• Given task:
Quote the whole listing exactly. Leave the pictures out of your copy.

-*-

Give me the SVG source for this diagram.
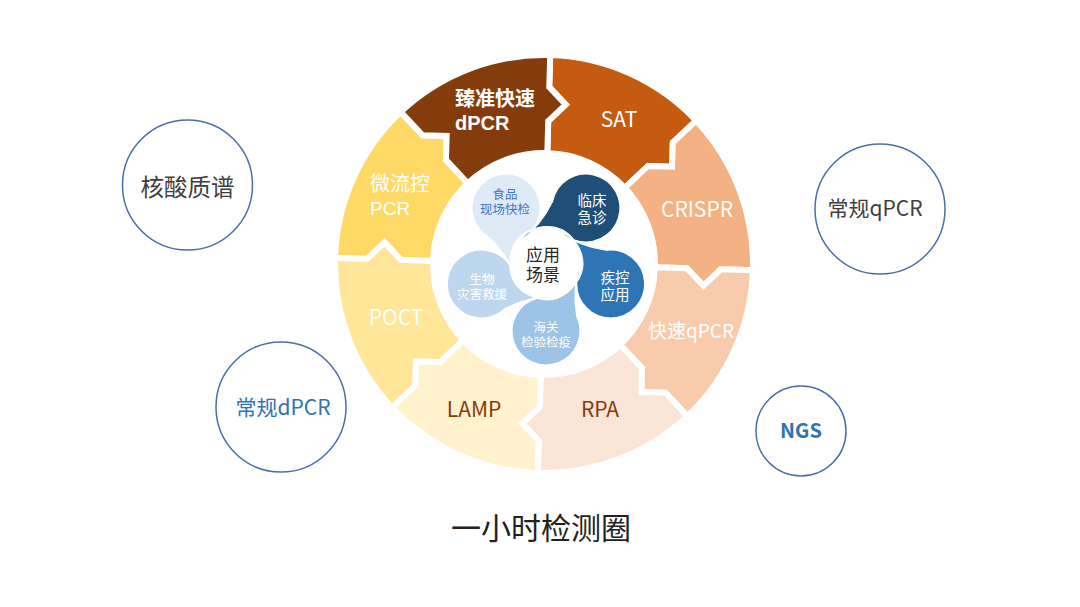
<svg xmlns="http://www.w3.org/2000/svg" width="1080" height="607" viewBox="0 0 1080 607">
<defs>
<path id="seg" d="M0,-209 A209,209 0 0 1 147.79,-147.79 L125.16,-125.16 L125.16,-101.12 L101.12,-101.12 L78.49,-78.49 A111,111 0 0 0 0,-111 L0,-143 L17,-160 L0,-177 Z"/>
<path id="petal" d="M-33.92,-2.37 A33,33 0 0 1 8.8,-35.16 A34,34 0 1 0 -30.81,-53.63 Q-26,-26 -33.92,-2.37 Z"/>
<clipPath id="tailclip"><polygon points="0,0 -59.8,5.2 -49.1,-34.4 -15.5,-58"/></clipPath>
</defs>
<style>
.seg{stroke:#fff;stroke-width:6;stroke-linejoin:miter}
.pet{stroke:#fff;stroke-width:1.2}
.t{font-family:"Noto Sans CJK SC","Noto Sans",sans-serif}
.t2{font-family:"Liberation Sans","Noto Sans CJK SC",sans-serif}
.w{fill:#fff}
.br{fill:#843C0C}
.oc{fill:#fff;stroke:#4A6DB0;stroke-width:1.5}
</style>
<rect width="1080" height="607" fill="#fff"/>

<g id="ring">
<g id="node-sat"><use href="#seg" class="seg" fill="#C55A11" transform="translate(544,264) rotate(1.7)"/>
<text class="t w" x="619" y="127" font-size="21" text-anchor="middle">SAT</text></g>
<g id="node-crispr"><use href="#seg" class="seg" fill="#F4B183" transform="translate(544,264) rotate(46.7)"/>
<text class="t w" x="697" y="217" font-size="21" text-anchor="middle">CRISPR</text></g>
<g id="node-fastqpcr"><use href="#seg" class="seg" fill="#F8CBAD" transform="translate(544,264) rotate(91.7)"/>
<text class="t w" x="691" y="338" font-size="19" text-anchor="middle">快速qPCR</text></g>
<g id="node-rpa"><use href="#seg" class="seg" fill="#FBE5D6" transform="translate(544,264) rotate(136.7)"/>
<text class="t br" x="600" y="417" font-size="21" text-anchor="middle">RPA</text></g>
<g id="node-lamp"><use href="#seg" class="seg" fill="#FFF2CC" transform="translate(544,264) rotate(181.7)"/>
<text class="t br" x="474" y="417" font-size="21" text-anchor="middle">LAMP</text></g>
<g id="node-poct"><use href="#seg" class="seg" fill="#FFE699" transform="translate(544,264) rotate(226.7)"/>
<text class="t w" x="396" y="325" font-size="21" text-anchor="middle">POCT</text></g>
<g id="node-microfluidic"><use href="#seg" class="seg" fill="#FFD966" transform="translate(544,264) rotate(271.7)"/>
<text class="t2 w" font-size="20"><tspan x="370" y="191">微流控</tspan><tspan x="370" y="215" font-size="19">PCR</tspan></text></g>
<g id="node-zhenzhun"><use href="#seg" class="seg" fill="#843C0C" transform="translate(544,264) rotate(316.7)"/>
<text class="t2 w" font-size="20" font-weight="bold"><tspan x="455" y="106">臻准快速</tspan><tspan x="455" y="130">dPCR</tspan></text></g>
</g>

<g id="petals">
<g id="node-food"><use href="#petal" class="pet" fill="#DEEBF7" transform="translate(546,263) rotate(-36)"/></g>
<g id="node-bio"><use href="#petal" class="pet" fill="#BDD7EE" transform="translate(546,263) rotate(252)"/></g>
<g id="node-customs"><use href="#petal" class="pet" fill="#9DC3E6" transform="translate(546,263) rotate(180)"/></g>
<g id="node-cdc"><use href="#petal" class="pet" fill="#2E75B6" transform="translate(546,263) rotate(108)"/></g>
<g id="node-clinic"><use href="#petal" class="pet" fill="#1F4E79" transform="translate(546,263) rotate(36)"/></g>
<g id="food-tail" transform="translate(546,263) rotate(-36)"><path class="pet" fill="#DEEBF7" clip-path="url(#tailclip)" d="M-33.92,-2.37 A33,33 0 0 1 8.8,-35.16 A34,34 0 1 0 -30.81,-53.63 Q-26,-26 -33.92,-2.37 Z"/></g>
<g id="petal-labels">
<text class="t2" fill="#4472C4" font-size="12.5" text-anchor="middle"><tspan x="505" y="199">食品</tspan><tspan x="505" y="214">现场快检</tspan></text>
<text class="t2 w" font-size="14.5" text-anchor="middle"><tspan x="592" y="206">临床</tspan><tspan x="592" y="223">急诊</tspan></text>
<text class="t2 w" font-size="14.5" text-anchor="middle"><tspan x="615" y="283">疾控</tspan><tspan x="615" y="300">应用</tspan></text>
<text class="t2 w" font-size="12.5" text-anchor="middle"><tspan x="546" y="332">海关</tspan><tspan x="546" y="347">检验检疫</tspan></text>
<text class="t2 w" font-size="12.5" text-anchor="middle"><tspan x="482" y="284">生物</tspan><tspan x="482" y="299">灾害救援</tspan></text>
</g>
<g id="node-center">
<text class="t2" fill="#262626" font-size="17" text-anchor="middle"><tspan x="543" y="261">应用</tspan><tspan x="543" y="281">场景</tspan></text>
</g>
</g>

<g id="node-ms"><circle class="oc" cx="187.5" cy="185" r="65"/>
<text class="t" fill="#404040" x="187.5" y="196" font-size="23.5" text-anchor="middle">核酸质谱</text></g>
<g id="node-dpcr"><circle class="oc" cx="281" cy="407" r="65"/>
<text class="t" fill="#2E75B6" x="283" y="415" font-size="21" text-anchor="middle">常规dPCR</text></g>
<g id="node-qpcr"><circle class="oc" cx="880" cy="209" r="65"/>
<text class="t" fill="#404040" x="875" y="216" font-size="21" text-anchor="middle">常规qPCR</text></g>
<g id="node-ngs"><circle class="oc" cx="801" cy="431" r="45"/>
<text class="t" fill="#2E75B6" x="801" y="438" font-size="20" font-weight="bold" text-anchor="middle">NGS</text></g>

<text id="title" class="t" fill="#222" x="541" y="539" font-size="30" text-anchor="middle">一小时检测圈</text>
</svg>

-*-

• Full solution:
Give me the SVG source for this diagram.
<svg xmlns="http://www.w3.org/2000/svg" width="1080" height="607" viewBox="0 0 1080 607">
<defs>
<path id="seg" d="M0,-209 A209,209 0 0 1 147.79,-147.79 L125.16,-125.16 L125.16,-101.12 L101.12,-101.12 L78.49,-78.49 A111,111 0 0 0 0,-111 L0,-143 L17,-160 L0,-177 Z"/>
<path id="petal" d="M-33.92,-2.37 A33,33 0 0 1 8.8,-35.16 A34,34 0 1 0 -30.81,-53.63 Q-26,-26 -33.92,-2.37 Z"/>
<clipPath id="tailclip"><polygon points="0,0 -59.8,5.2 -49.1,-34.4 -15.5,-58"/></clipPath>
</defs>
<style>
.seg{stroke:#fff;stroke-width:6;stroke-linejoin:miter}
.pet{stroke:#fff;stroke-width:1.2}
.t{font-family:"Noto Sans CJK SC","Noto Sans",sans-serif}
.t2{font-family:"Liberation Sans","Noto Sans CJK SC",sans-serif}
.w{fill:#fff}
.br{fill:#843C0C}
.oc{fill:#fff;stroke:#4A6DB0;stroke-width:1.5}
</style>
<rect width="1080" height="607" fill="#fff"/>

<g id="ring">
<g id="node-sat"><use href="#seg" class="seg" fill="#C55A11" transform="translate(544,264) rotate(1.7)"/>
<text class="t w" x="619" y="127" font-size="21" text-anchor="middle">SAT</text></g>
<g id="node-crispr"><use href="#seg" class="seg" fill="#F4B183" transform="translate(544,264) rotate(46.7)"/>
<text class="t w" x="697" y="217" font-size="21" text-anchor="middle">CRISPR</text></g>
<g id="node-fastqpcr"><use href="#seg" class="seg" fill="#F8CBAD" transform="translate(544,264) rotate(91.7)"/>
<text class="t w" x="691" y="338" font-size="19" text-anchor="middle">快速qPCR</text></g>
<g id="node-rpa"><use href="#seg" class="seg" fill="#FBE5D6" transform="translate(544,264) rotate(136.7)"/>
<text class="t br" x="600" y="417" font-size="21" text-anchor="middle">RPA</text></g>
<g id="node-lamp"><use href="#seg" class="seg" fill="#FFF2CC" transform="translate(544,264) rotate(181.7)"/>
<text class="t br" x="474" y="417" font-size="21" text-anchor="middle">LAMP</text></g>
<g id="node-poct"><use href="#seg" class="seg" fill="#FFE699" transform="translate(544,264) rotate(226.7)"/>
<text class="t w" x="396" y="325" font-size="21" text-anchor="middle">POCT</text></g>
<g id="node-microfluidic"><use href="#seg" class="seg" fill="#FFD966" transform="translate(544,264) rotate(271.7)"/>
<text class="t2 w" font-size="20"><tspan x="370" y="191">微流控</tspan><tspan x="370" y="215" font-size="19">PCR</tspan></text></g>
<g id="node-zhenzhun"><use href="#seg" class="seg" fill="#843C0C" transform="translate(544,264) rotate(316.7)"/>
<text class="t2 w" font-size="20" font-weight="bold"><tspan x="455" y="106">臻准快速</tspan><tspan x="455" y="130">dPCR</tspan></text></g>
</g>

<g id="petals">
<g id="node-food"><use href="#petal" class="pet" fill="#DEEBF7" transform="translate(546,263) rotate(-36)"/></g>
<g id="node-bio"><use href="#petal" class="pet" fill="#BDD7EE" transform="translate(546,263) rotate(252)"/></g>
<g id="node-customs"><use href="#petal" class="pet" fill="#9DC3E6" transform="translate(546,263) rotate(180)"/></g>
<g id="node-cdc"><use href="#petal" class="pet" fill="#2E75B6" transform="translate(546,263) rotate(108)"/></g>
<g id="node-clinic"><use href="#petal" class="pet" fill="#1F4E79" transform="translate(546,263) rotate(36)"/></g>
<g id="food-tail" transform="translate(546,263) rotate(-36)"><path class="pet" fill="#DEEBF7" clip-path="url(#tailclip)" d="M-33.92,-2.37 A33,33 0 0 1 8.8,-35.16 A34,34 0 1 0 -30.81,-53.63 Q-26,-26 -33.92,-2.37 Z"/></g>
<g id="petal-labels">
<text class="t2" fill="#4472C4" font-size="12.5" text-anchor="middle"><tspan x="505" y="199">食品</tspan><tspan x="505" y="214">现场快检</tspan></text>
<text class="t2 w" font-size="14.5" text-anchor="middle"><tspan x="592" y="206">临床</tspan><tspan x="592" y="223">急诊</tspan></text>
<text class="t2 w" font-size="14.5" text-anchor="middle"><tspan x="615" y="283">疾控</tspan><tspan x="615" y="300">应用</tspan></text>
<text class="t2 w" font-size="12.5" text-anchor="middle"><tspan x="546" y="332">海关</tspan><tspan x="546" y="347">检验检疫</tspan></text>
<text class="t2 w" font-size="12.5" text-anchor="middle"><tspan x="482" y="284">生物</tspan><tspan x="482" y="299">灾害救援</tspan></text>
</g>
<g id="node-center">
<text class="t2" fill="#262626" font-size="17" text-anchor="middle"><tspan x="543" y="261">应用</tspan><tspan x="543" y="281">场景</tspan></text>
</g>
</g>

<g id="node-ms"><circle class="oc" cx="187.5" cy="185" r="65"/>
<text class="t" fill="#404040" x="187.5" y="196" font-size="23.5" text-anchor="middle">核酸质谱</text></g>
<g id="node-dpcr"><circle class="oc" cx="281" cy="407" r="65"/>
<text class="t" fill="#2E75B6" x="283" y="415" font-size="21" text-anchor="middle">常规dPCR</text></g>
<g id="node-qpcr"><circle class="oc" cx="880" cy="209" r="65"/>
<text class="t" fill="#404040" x="875" y="216" font-size="21" text-anchor="middle">常规qPCR</text></g>
<g id="node-ngs"><circle class="oc" cx="801" cy="431" r="45"/>
<text class="t" fill="#2E75B6" x="801" y="438" font-size="20" font-weight="bold" text-anchor="middle">NGS</text></g>

<text id="title" class="t" fill="#222" x="541" y="539" font-size="30" text-anchor="middle">一小时检测圈</text>
</svg>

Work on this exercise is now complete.